The majority of job centres offered no service to the public, according to the PCS union. This was despite some centres being “opened” by bosses on a purely token basis.

And airport border controls only managed to cope because 20,000 people had cancelled their flights that day, expecting chaos.

The Tories know they are fibbing. Far from being relaxed at the prospect of further industrial action, they are stepping up their attacks on the right of workers to organise in trade unions.

Over the last week alone the Tories announced plans to tighten strike laws, tear up employment regulations and abolish national pay bargaining—and launched an attack on union reps.

On Friday of last week the Daily Telegraph reported that Cameron had “thrown his backing behind a new campaign group” that opposes facility time for trade union reps.

This is an agreement that some union reps have with employers to allow them spend some or all of their working day on union activities such as casework or health and safety.


Now the so-called Trade Union Reform Campaign, set up by Tory MP Aidan Burley, has appeared from nowhere to denounce facility time in the public sector as a “public subsidy” of unions.

Cameron endorsed the attack on facility time in the House of Commons last week, saying, “I don’t think that is right and we are going to put that to an end.”

The Trade Union Reform Campaign is run by a cabal of Tory ideologues. Its chief executive is Mark Clarke, a director of the Young Britons’ Foundation.

This is a hard right think-tank that trains up Tory activists. Its chief executive Donal Blaney wants to abolish the NHS and supports waterboarding torture of prisoners.

The Tory attack on facility time is the latest in a series of attacks on trade unions that they have either floated or are actively implementing.

Chancellor George Osborne’s autumn statement last week announced a review of Tupe regulations, which protect the terms and conditions of public sector workers who get transferred to the private sector.

Osborne’s statement also announced plans to abolish national pay bargaining within two years.

He hopes that by setting pay levels on a regional basis instead he can drive down wages even further.

And the Tories are floating the idea of bringing in more laws to outlaw strikes.

Cabinet office minister Francis Maude has said he wants to force unions to hold repeat strike ballots every few months, even after they have won a mandate for action.

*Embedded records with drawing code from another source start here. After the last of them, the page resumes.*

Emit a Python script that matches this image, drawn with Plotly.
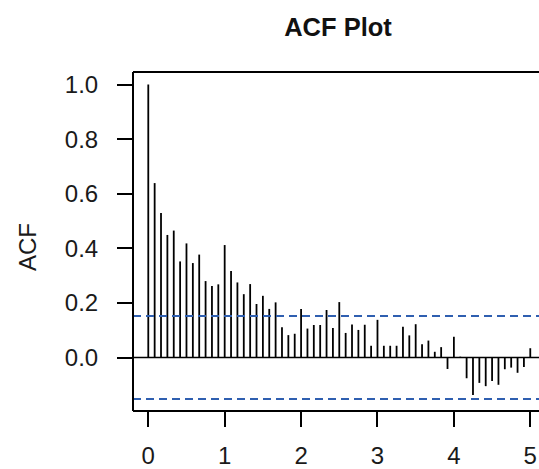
import plotly.graph_objects as go

# ACF values for lags 0..60 (lag unit = 1/12 on the x axis)
lags = list(range(61))
acf_values = [
    1.000, 0.639, 0.529, 0.449, 0.465, 0.352, 0.418, 0.346, 0.377, 0.280,
    0.262, 0.268, 0.412, 0.317, 0.275, 0.232, 0.269, 0.196, 0.226, 0.178,
    0.202, 0.111, 0.082, 0.087, 0.178, 0.106, 0.119, 0.119, 0.174, 0.108,
    0.203, 0.090, 0.121, 0.101, 0.120, 0.043, 0.138, 0.043, 0.043, 0.043,
    0.113, 0.081, 0.122, 0.049, 0.062, 0.021, 0.038, -0.042, 0.076, 0.003,
    -0.076, -0.137, -0.093, -0.105, -0.086, -0.100, -0.043, -0.037, -0.056, -0.035,
    0.034,
]
frequency = 12
ci_level = 0.152
x_tick_values = [0, 1, 2, 3, 4, 5]
y_tick_values = [0.0, 0.2, 0.4, 0.6, 0.8, 1.0]
y_tick_labels = ["0.0", "0.2", "0.4", "0.6", "0.8", "1.0"]

FONT = "Liberation Sans, Arial, Helvetica, sans-serif"

xs, ys = [], []
for lag, v in zip(lags, acf_values):
    t = lag / frequency
    xs += [t, t, None]
    ys += [0, v, None]

fig = go.Figure()
fig.add_trace(go.Scatter(x=xs, y=ys, mode="lines",
                         line=dict(color="black", width=1.8),
                         hoverinfo="skip", showlegend=False))
fig.add_hline(y=0, line=dict(color="black", width=1.6))
for c in (ci_level, -ci_level):
    fig.add_hline(y=c, line=dict(color="#2f5fb0", width=1.8, dash="8px,5px"))

# box (left, top, bottom; right edge is outside the picture)
for (x0, y0, x1, y1) in [(0, 0, 0, 1), (0, 1, 1, 1), (0, 0, 1, 0)]:
    fig.add_shape(type="line", xref="paper", yref="paper",
                  x0=x0, y0=y0, x1=x1, y1=y1,
                  line=dict(color="black", width=2))

W, H = 539, 469
L, T = 133, 72
plot_bottom = 411
B = H - plot_bottom
unit = 76.4
x_max = -0.2 + (W - L) / unit

fig.update_layout(
    width=W, height=H,
    margin=dict(l=L, r=0, t=T, b=B),
    plot_bgcolor="white", paper_bgcolor="white",
    font=dict(family=FONT, size=24, color="#1a1a1a"),
    title=dict(text="<b>ACF Plot</b>", x=338 / W, xref="container",
               y=1 - 27 / H, yref="container", xanchor="center", yanchor="middle",
               font=dict(family=FONT, size=25.5, color="#111111")),
    xaxis=dict(range=[-0.2, x_max], showgrid=False, zeroline=False,
               showline=False, ticks="outside", ticklen=15, tickwidth=1.6,
               tickcolor="black", tickvals=x_tick_values,
               ticklabelstandoff=8),
    yaxis=dict(range=[-0.196, 1.046], showgrid=False, zeroline=False,
               showline=False, ticks="outside", ticklen=15, tickwidth=1.6,
               tickcolor="black", tickvals=y_tick_values, ticktext=y_tick_labels,
               ticklabelstandoff=14),
    annotations=[dict(text="ACF", xref="paper", yref="paper",
                      x=(27 - L) / (W - L), y=(plot_bottom - 247) / (plot_bottom - T),
                      xanchor="center", yanchor="middle", textangle=-90,
                      showarrow=False, font=dict(family=FONT, size=24, color="#1a1a1a"))],
)

fig.write_html("out.html",
               config={"displayModeBar": False},
               post_script="document.body.style.margin='0';document.body.style.overflow='hidden';")
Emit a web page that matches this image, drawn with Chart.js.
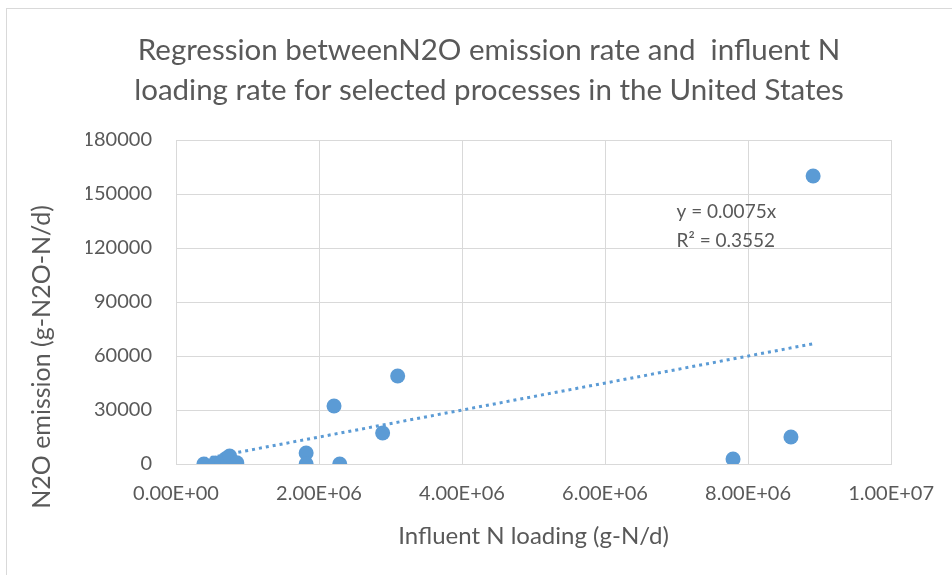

The CBI bosses’ club has called for strikes to be declared illegal unless at least 40 percent of the workforce takes part in the ballot. Maude said the CBI had made a “powerful case”.

The broad range of these attacks shows that the government intends on escalating its war against workers.

But the mere fact that the government is proposing these changes tells us that 30 November hit them where it hurt.

The message is clear. Striking works—and it has put the Tories on the run.